The Chinese carmaker completed the purchase of the struggling Volvo from US auto giant Ford last month — and now chairman Li Shufu is looking to cash in on his investment by selling up to 300,000 cars a year in China alone.
“Our challenge is to get Volvo out of trouble,” Li said in an interview with the Wall Street Journal.
“From my perspective, Volvo’s product is already in very good demand and the company is profitable,” he told the newspaper. “Our real challenge is how we are going to evolve and develop the Volvo brand further.”
Geely paid $1.5 billion for Volvo, and said last month it also would invest a total of $900 million in the brand, known for its sturdy, family-friendly vehicles.
Li said he hopes to build three Volvo assembly plants in China that would produce up to 300,000 autos a year — all to be sold in the Asian nation, which overtook the United States last year to become the world’s top auto market.
Volvo sold about 335,000 cars worldwide last year, so Li’s plan would mean a near-doubling in sales. Building the three factories will require central government approval.

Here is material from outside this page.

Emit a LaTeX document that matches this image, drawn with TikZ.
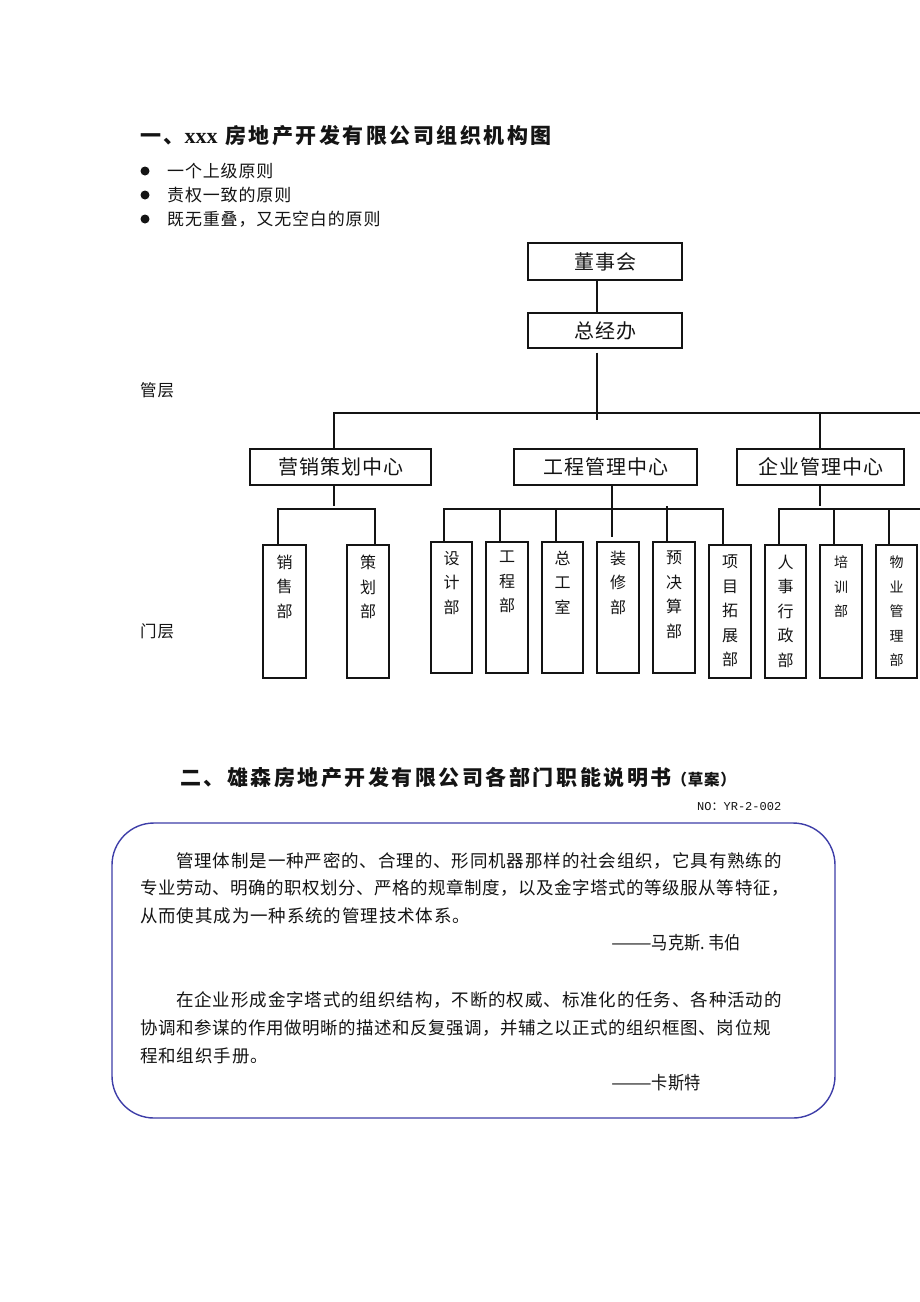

Li confirmed in the interview that Geely and Volvo were looking at factory sites in Shanghai and the southwestern city of Chengdu. The third plant could be in the northeastern city of Daqing, Li told the paper.
Manufacturing plants in Sweden and Belgium will be maintained, the company said last month.

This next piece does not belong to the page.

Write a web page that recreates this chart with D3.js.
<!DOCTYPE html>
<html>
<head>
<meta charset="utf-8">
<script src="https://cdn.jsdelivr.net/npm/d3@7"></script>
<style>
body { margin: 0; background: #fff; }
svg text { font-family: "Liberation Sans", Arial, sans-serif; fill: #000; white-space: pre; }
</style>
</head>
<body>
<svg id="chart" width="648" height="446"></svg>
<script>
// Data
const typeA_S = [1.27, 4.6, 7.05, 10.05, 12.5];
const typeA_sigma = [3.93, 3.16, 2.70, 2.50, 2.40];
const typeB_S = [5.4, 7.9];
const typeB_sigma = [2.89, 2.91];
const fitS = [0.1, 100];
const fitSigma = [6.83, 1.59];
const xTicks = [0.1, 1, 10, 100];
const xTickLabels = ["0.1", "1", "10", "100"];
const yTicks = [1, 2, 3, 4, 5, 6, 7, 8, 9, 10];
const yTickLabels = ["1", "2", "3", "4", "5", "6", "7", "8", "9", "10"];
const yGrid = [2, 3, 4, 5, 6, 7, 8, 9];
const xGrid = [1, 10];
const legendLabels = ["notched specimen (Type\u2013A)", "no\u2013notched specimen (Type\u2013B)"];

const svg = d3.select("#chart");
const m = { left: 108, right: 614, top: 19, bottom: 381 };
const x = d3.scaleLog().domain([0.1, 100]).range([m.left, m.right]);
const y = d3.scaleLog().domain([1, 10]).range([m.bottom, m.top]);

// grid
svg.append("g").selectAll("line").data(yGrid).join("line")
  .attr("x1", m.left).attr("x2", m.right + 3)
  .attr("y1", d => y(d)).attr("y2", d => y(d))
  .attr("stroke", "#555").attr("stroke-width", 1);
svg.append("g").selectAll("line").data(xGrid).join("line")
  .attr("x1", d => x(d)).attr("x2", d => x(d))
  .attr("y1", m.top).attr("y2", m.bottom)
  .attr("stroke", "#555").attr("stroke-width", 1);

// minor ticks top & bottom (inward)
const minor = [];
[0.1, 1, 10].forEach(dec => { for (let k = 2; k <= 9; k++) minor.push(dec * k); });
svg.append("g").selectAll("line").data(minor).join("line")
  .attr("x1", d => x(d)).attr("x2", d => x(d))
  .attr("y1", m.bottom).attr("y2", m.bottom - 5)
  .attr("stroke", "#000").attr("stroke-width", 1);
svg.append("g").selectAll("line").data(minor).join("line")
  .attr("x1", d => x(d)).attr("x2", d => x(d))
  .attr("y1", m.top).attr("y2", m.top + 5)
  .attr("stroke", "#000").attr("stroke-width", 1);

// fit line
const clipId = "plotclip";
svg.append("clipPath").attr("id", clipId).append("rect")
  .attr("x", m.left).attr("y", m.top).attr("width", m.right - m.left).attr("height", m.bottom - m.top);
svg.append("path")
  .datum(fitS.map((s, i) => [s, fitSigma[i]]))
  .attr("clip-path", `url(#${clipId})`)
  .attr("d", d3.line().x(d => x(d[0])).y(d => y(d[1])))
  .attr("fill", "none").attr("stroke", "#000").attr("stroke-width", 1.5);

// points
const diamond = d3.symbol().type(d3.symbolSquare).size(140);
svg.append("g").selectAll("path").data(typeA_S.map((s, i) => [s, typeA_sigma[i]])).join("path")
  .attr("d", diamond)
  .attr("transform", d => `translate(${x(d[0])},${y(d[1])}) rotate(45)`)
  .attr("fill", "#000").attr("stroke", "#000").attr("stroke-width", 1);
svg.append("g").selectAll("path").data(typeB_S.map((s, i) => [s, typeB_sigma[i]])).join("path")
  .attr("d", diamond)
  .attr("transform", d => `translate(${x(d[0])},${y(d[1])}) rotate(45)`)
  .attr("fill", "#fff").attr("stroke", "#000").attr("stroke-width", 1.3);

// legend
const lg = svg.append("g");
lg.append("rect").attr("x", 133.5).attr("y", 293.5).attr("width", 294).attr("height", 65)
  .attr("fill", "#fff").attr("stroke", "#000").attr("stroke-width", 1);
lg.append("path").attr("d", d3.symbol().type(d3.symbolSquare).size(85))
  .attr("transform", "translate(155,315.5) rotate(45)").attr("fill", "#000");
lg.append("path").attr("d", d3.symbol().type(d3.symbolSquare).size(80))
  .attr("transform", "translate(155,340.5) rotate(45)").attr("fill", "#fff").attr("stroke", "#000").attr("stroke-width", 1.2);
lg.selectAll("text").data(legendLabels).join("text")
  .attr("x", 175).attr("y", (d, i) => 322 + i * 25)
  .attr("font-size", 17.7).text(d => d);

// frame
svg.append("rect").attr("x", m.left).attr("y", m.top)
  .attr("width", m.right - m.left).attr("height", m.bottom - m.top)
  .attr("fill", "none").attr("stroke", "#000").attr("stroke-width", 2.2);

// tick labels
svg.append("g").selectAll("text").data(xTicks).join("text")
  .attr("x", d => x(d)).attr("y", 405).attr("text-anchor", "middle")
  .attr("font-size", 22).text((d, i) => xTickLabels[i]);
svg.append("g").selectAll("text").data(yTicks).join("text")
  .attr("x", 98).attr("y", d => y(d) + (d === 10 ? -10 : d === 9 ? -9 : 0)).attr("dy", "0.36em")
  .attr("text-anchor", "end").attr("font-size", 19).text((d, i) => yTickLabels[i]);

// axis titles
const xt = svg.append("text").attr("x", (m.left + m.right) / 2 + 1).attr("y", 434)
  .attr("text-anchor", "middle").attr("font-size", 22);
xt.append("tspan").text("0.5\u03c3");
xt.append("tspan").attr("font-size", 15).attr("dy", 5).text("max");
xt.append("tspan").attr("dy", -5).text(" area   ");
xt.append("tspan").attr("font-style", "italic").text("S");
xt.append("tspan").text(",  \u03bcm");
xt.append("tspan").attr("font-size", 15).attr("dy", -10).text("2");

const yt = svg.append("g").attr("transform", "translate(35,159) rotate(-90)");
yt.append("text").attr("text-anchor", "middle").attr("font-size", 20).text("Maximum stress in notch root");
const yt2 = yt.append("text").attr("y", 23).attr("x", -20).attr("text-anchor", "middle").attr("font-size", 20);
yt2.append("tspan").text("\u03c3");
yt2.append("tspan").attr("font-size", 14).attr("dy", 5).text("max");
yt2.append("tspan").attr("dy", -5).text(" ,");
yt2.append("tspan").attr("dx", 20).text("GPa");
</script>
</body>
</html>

Volvo sold just 24,000 cars in China in 2009, and Li says he knows he needs to boost the brand’s “sophistication” to match up with competitors Mercedes and BMW, perhaps by developing new luxury models.
If Volvo increases production in China, it could expand its presence in the lucrative government market. Beijing requires Chinese brands account for no less than 50 percent of government vehicles.
Geely has become one of China’s largest private carmakers since launching its auto manufacturing business in 1997. It has an annual production capacity of 300,000 cars. It hopes to boost sales to two million vehicles by 2015.